Welcome to Roaring Fork a ski town, in Colorado, catering to the upper-end of the wealthy. Too bad that the major development company had to dig up the old cemetery, not that Corrie Swanson minds. Of course, she probably didn’t plan on getting arrested. Nobody expected to find an arsonist in town. Lucky for the town and Corrie, it’s Pendergast to the rescue.
This book made Pendergast seem more human to me. His relationship with Corrie seems even more paternal so much so, that when they seem to have a conflict of interest, he scolds her with the hope of encouraging her to think from multiple viewpoints.
Corrie, on the other hand, still seems to be hearing her mother’s recriminations made most of her victories bittersweet.
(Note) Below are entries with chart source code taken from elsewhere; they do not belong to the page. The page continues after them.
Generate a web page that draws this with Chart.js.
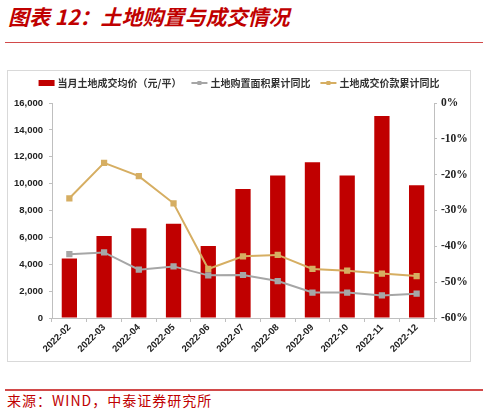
<!DOCTYPE html>
<html>
<head>
<meta charset="utf-8">
<script src="https://cdn.jsdelivr.net/npm/chart.js@4"></script>
<style>
  body { margin: 0; width: 488px; height: 413px; background: #fff; position: relative; overflow: hidden; }
  .title { position: absolute; left: 8px; top: 4px; line-height: 24px; font-size: 21px; font-weight: bold; font-style: italic;
           color: #C00000; font-family: "Noto Sans CJK SC", sans-serif; white-space: nowrap; }
  .rule { position: absolute; left: 5px; width: 478px; background: #D24A4A; }
  .box { position: absolute; left: 7px; top: 70px; width: 462px; height: 290px; border: 1px solid #d9d9d9; }
  .source { position: absolute; left: 7px; top: 391px; line-height: 18px; font-size: 14px; letter-spacing: 1px; color: #C00000;
            font-family: "Noto Sans CJK SC", sans-serif; white-space: nowrap; }
</style>
</head>
<body>
<div class="title">图表 12：土地购置与成交情况</div>
<div class="rule" style="top:42px;height:1px"></div>
<div class="box"><canvas id="myChart" width="462" height="290"></canvas></div>
<div class="rule" style="top:389px;height:1.5px"></div>
<div class="source">来源：WIND，中泰证券研究所</div>
<script>
const months = ["2022-02", "2022-03", "2022-04", "2022-05", "2022-06", "2022-07",
                "2022-08", "2022-09", "2022-10", "2022-11", "2022-12"];
// 当月土地成交均价（元/平）
const avgPrice = [4430, 6100, 6670, 7020, 5350, 9600, 10600, 11600, 10600, 15030, 9880];
// 土地购置面积累计同比（%）
const areaYoy = [-42.2, -41.7, -46.5, -45.6, -48.1, -48.0, -49.7, -52.9, -52.9, -53.7, -53.2];
// 土地成交价款累计同比（%）
const amountYoy = [-26.6, -16.7, -20.4, -28.0, -46.3, -42.8, -42.4, -46.3, -46.8, -47.6, -48.3];

const axisColor = "#bfbfbf";

// 图例自己画：红色方块 + 带方点的折线
const legendPlugin = {
    id: "customLegend",
    afterDraw(chart) {
        const ctx = chart.ctx;
        const items = chart.data.datasets.map(ds => ({
            label: ds.label,
            color: ds.type === "line" ? ds.borderColor : ds.backgroundColor,
            isLine: ds.type === "line",
        }));
        ctx.save();
        ctx.font = "bold 10px 'Noto Sans CJK SC'";
        const markW = 16, markGap = 3, itemGap = 10;
        const widths = items.map(it => markW + markGap + ctx.measureText(it.label).width);
        const total = widths.reduce((a, b) => a + b, 0) + itemGap * (items.length - 1);
        let x = (chart.width - total) / 2;
        const y = 12;
        items.forEach((it, i) => {
            if (it.isLine) {
                ctx.strokeStyle = it.color;
                ctx.lineWidth = 2;
                ctx.beginPath();
                ctx.moveTo(x, y);
                ctx.lineTo(x + markW, y);
                ctx.stroke();
                ctx.fillStyle = it.color;
                ctx.fillRect(x + markW / 2 - 2, y - 2, 4, 4);
            } else {
                ctx.fillStyle = it.color;
                ctx.fillRect(x, y - 3, markW, 6);
            }
            ctx.fillStyle = "#333";
            ctx.textBaseline = "middle";
            ctx.textAlign = "left";
            ctx.fillText(it.label, x + markW + markGap, y + 0.5);
            x += widths[i] + itemGap;
        });
        ctx.restore();
    }
};

const ctx = document.getElementById("myChart").getContext("2d");
new Chart(ctx, {
    data: {
        labels: months,
        datasets: [
            {
                type: "bar",
                label: "当月土地成交均价（元/平）",
                data: avgPrice,
                backgroundColor: "#C00000",
                yAxisID: "y",
                barPercentage: 0.44,
                categoryPercentage: 1,
                order: 3,
            },
            {
                type: "line",
                label: "土地购置面积累计同比",
                data: areaYoy,
                borderColor: "#A6A6A6",
                backgroundColor: "#A6A6A6",
                borderWidth: 2,
                pointStyle: "rect",
                pointRadius: 3,
                yAxisID: "y1",
                order: 2,
            },
            {
                type: "line",
                label: "土地成交价款累计同比",
                data: amountYoy,
                borderColor: "#D6AE62",
                backgroundColor: "#D6AE62",
                borderWidth: 2,
                pointStyle: "rect",
                pointRadius: 3,
                yAxisID: "y1",
                order: 1,
            },
        ],
    },
    options: {
        responsive: false,
        animation: false,
        layout: { padding: { top: 32, left: 0, right: 0, bottom: 0 } },
        plugins: {
            legend: { display: false },
            tooltip: { enabled: false },
        },
        scales: {
            x: {
                grid: { drawOnChartArea: false, tickLength: 4, color: axisColor },
                border: { color: axisColor },
                ticks: {
                    minRotation: 45, maxRotation: 45, padding: 0,
                    color: "#222",
                    font: { family: "'Liberation Sans'", size: 9.5, weight: "bold" },
                },
                afterFit(scale) { scale.height = 43; },
            },
            y: {
                position: "left",
                min: 0, max: 16000,
                ticks: {
                    stepSize: 2000, padding: 6,
                    color: "#222",
                    font: { family: "'Liberation Sans'", size: 9.5, weight: "bold" },
                    callback: v => v.toLocaleString("en-US"),
                },
                grid: { drawOnChartArea: false, tickLength: 3, color: axisColor },
                border: { color: axisColor },
                afterFit(scale) { scale.width = 44; },
            },
            y1: {
                position: "right",
                min: -60, max: 0,
                ticks: {
                    stepSize: 10, padding: 4,
                    color: "#222",
                    font: { family: "'Liberation Serif'", size: 11.5, weight: "bold" },
                    callback: v => v + "%",
                },
                grid: { drawOnChartArea: false, tickLength: 3, color: axisColor },
                border: { color: axisColor },
                afterFit(scale) { scale.width = 36; },
            },
        },
    },
    plugins: [legendPlugin],
});
</script>
</body>
</html>
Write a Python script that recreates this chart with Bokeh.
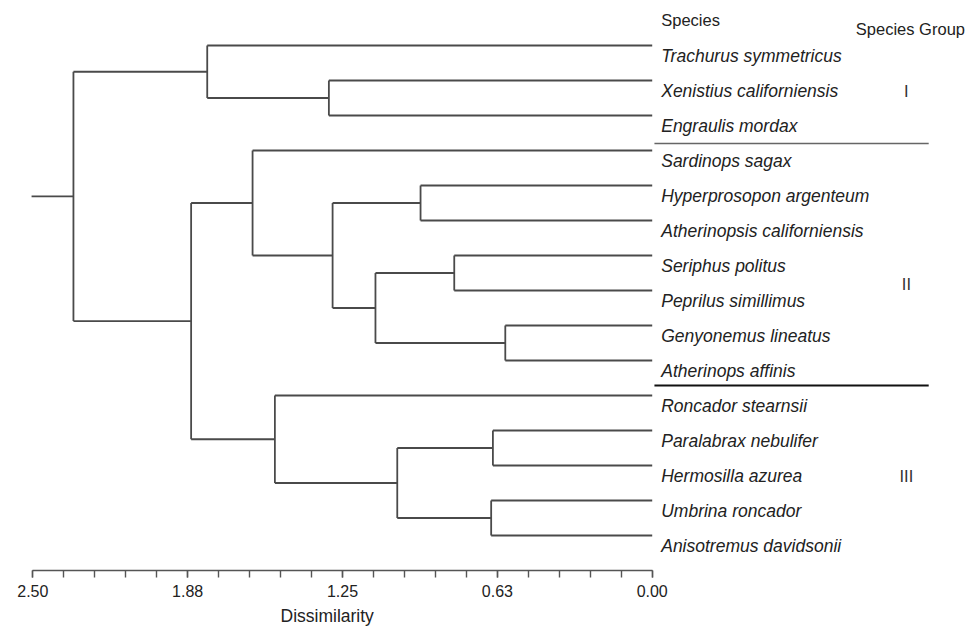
from bokeh.plotting import figure
from bokeh.models import ColumnDataSource, Range1d, FixedTicker, CustomJSTickFormatter, Title
from bokeh.core.properties import value
from bokeh.embed import file_html
from bokeh.resources import INLINE

# ---- data ----
species = [
    "Trachurus symmetricus", "Xenistius californiensis", "Engraulis mordax",
    "Sardinops sagax", "Hyperprosopon argenteum", "Atherinopsis californiensis",
    "Seriphus politus", "Peprilus simillimus", "Genyonemus lineatus",
    "Atherinops affinis", "Roncador stearnsii", "Paralabrax nebulifer",
    "Hermosilla azurea", "Umbrina roncador", "Anisotremus davidsonii",
]
# linkage: (child a, child b, dissimilarity); new cluster ids start at len(species)
merge_a = [1, 0, 4, 6, 8, 18, 17, 3, 11, 13, 23, 10, 22, 16]
merge_b = [2, 15, 5, 7, 9, 19, 20, 21, 12, 14, 24, 25, 26, 27]
merge_h = [1.305, 1.796, 0.935, 0.799, 0.593, 1.117, 1.290, 1.613,
           0.643, 0.650, 1.029, 1.523, 1.861, 2.336]
root_stub = 2.505

groups = ["I", "II", "III"]
group_pos = [1, 6.5, 12]
separators = [2.8, 9.714]

major_ticks = [0.0, 0.625, 1.25, 1.875, 2.5]
minor_ticks = [0.125 * k for k in range(21)]

# ---- dendrogram geometry ----
n = len(species)
node_x = {i: 0.0 for i in range(n)}
node_y = {i: float(i) for i in range(n)}
x0, y0, x1, y1 = [], [], [], []
for k, (a, b, h) in enumerate(zip(merge_a, merge_b, merge_h)):
    nid = n + k
    for c in (a, b):
        x0.append(node_x[c]); y0.append(node_y[c]); x1.append(h); y1.append(node_y[c])
    x0.append(h); y0.append(node_y[a]); x1.append(h); y1.append(node_y[b])
    node_x[nid] = h
    node_y[nid] = (node_y[a] + node_y[b]) / 2
root = n + len(merge_h) - 1
x0.append(node_x[root]); y0.append(node_y[root]); x1.append(root_stub); y1.append(node_y[root])

GROUP_X = -1.026
SEP_X0, SEP_X1 = -0.009, -1.116

p = figure(width=976, height=634, output_backend="svg", toolbar_location=None,
           x_range=Range1d(2.6304, -1.3089), y_range=Range1d(15.0, -1.2857),
           min_border_left=0, min_border_right=0, min_border_top=0, min_border_bottom=64,
           y_axis_location=None)
p.outline_line_color = None
p.grid.visible = False
p.background_fill_color = "white"
p.border_fill_color = "white"

src = ColumnDataSource(dict(x0=x0, y0=y0, x1=x1, y1=y1))
p.segment("x0", "y0", "x1", "y1", source=src, line_color="#4a4a4a", line_width=1.8)

# species labels
lab = ColumnDataSource(dict(x=[0.0] * n, y=list(range(n)), t=species))
p.text("x", "y", "t", source=lab, x_offset=9, y_offset=11, text_baseline="alphabetic",
       text_font=value("Liberation Sans"), text_font_style="italic",
       text_font_size="17.5px", text_color="#222222")

# headers
p.text(x=[0.0], y=[0], text=["Species"], x_offset=9, y_offset=-25, text_baseline="alphabetic",
       text_font=value("Liberation Sans"), text_font_size="16.5px", text_color="#222222")
p.text(x=[GROUP_X], y=[0], text=["Species Group"], x_offset=4, y_offset=-16.5,
       text_align="center", text_baseline="alphabetic",
       text_font=value("Liberation Sans"), text_font_size="16.5px", text_color="#222222")

# group numerals
p.text(x=[GROUP_X] * len(groups), y=group_pos, text=groups, y_offset=11,
       text_align="center", text_baseline="alphabetic",
       text_font=value("Liberation Sans"), text_font_size="16.5px", text_color="#333333")

# separators
p.segment(x0=[SEP_X0], y0=[separators[0]], x1=[SEP_X1], y1=[separators[0]],
          line_color="#666666", line_width=1.5)
p.segment(x0=[SEP_X0], y0=[separators[1]], x1=[SEP_X1], y1=[separators[1]],
          line_color="#111111", line_width=2)

ax = p.xaxis[0]
ax.bounds = (0, 2.5)
ax.ticker = FixedTicker(ticks=major_ticks, minor_ticks=minor_ticks)
ax.formatter = CustomJSTickFormatter(code="return tick.toFixed(2);")
ax.axis_line_color = "#555555"
ax.axis_line_width = 1.6
ax.major_tick_line_color = "#555555"
ax.minor_tick_line_color = "#555555"
ax.major_tick_line_width = 1.4
ax.minor_tick_line_width = 1.4
ax.major_tick_in = 0
ax.major_tick_out = 7
ax.minor_tick_in = 0
ax.minor_tick_out = 7
ax.major_label_standoff = 7
ax.major_label_text_font = "Liberation Sans"
ax.major_label_text_font_size = "16px"
ax.major_label_text_color = "#222222"

title = Title(text="Dissimilarity", align="left", offset=280, standoff=8,
              text_font="Liberation Sans", text_font_style="normal",
              text_font_size="17.5px", text_color="#222222")
p.add_layout(title, "below")

open("out.html", "w").write(file_html(p, INLINE))
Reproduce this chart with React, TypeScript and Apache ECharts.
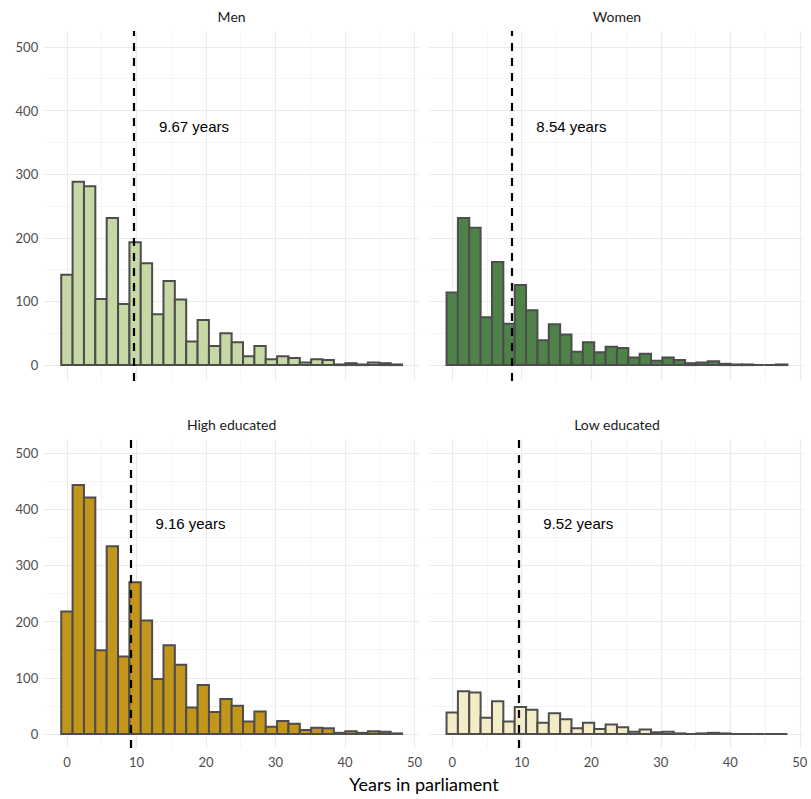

Personally, I would’ve accepted the help Pendergast offered.
My favorite scene, if I must pick just one, was when Pendergast was trying to examine the last home that Arthur Conan Doyle wrote from. He tried to sweet-talk, and then blackmail an older woman who worked for the historical society. When he fails, he spends a few moments impressed with her fortitude. Then he trashes his blackmail material.
This book makes the whole Pendergast series even better. We got a glimpse past Pendergast’s mask, and a good story to boot. The ending of the story, the late Christmas scene, was a gem.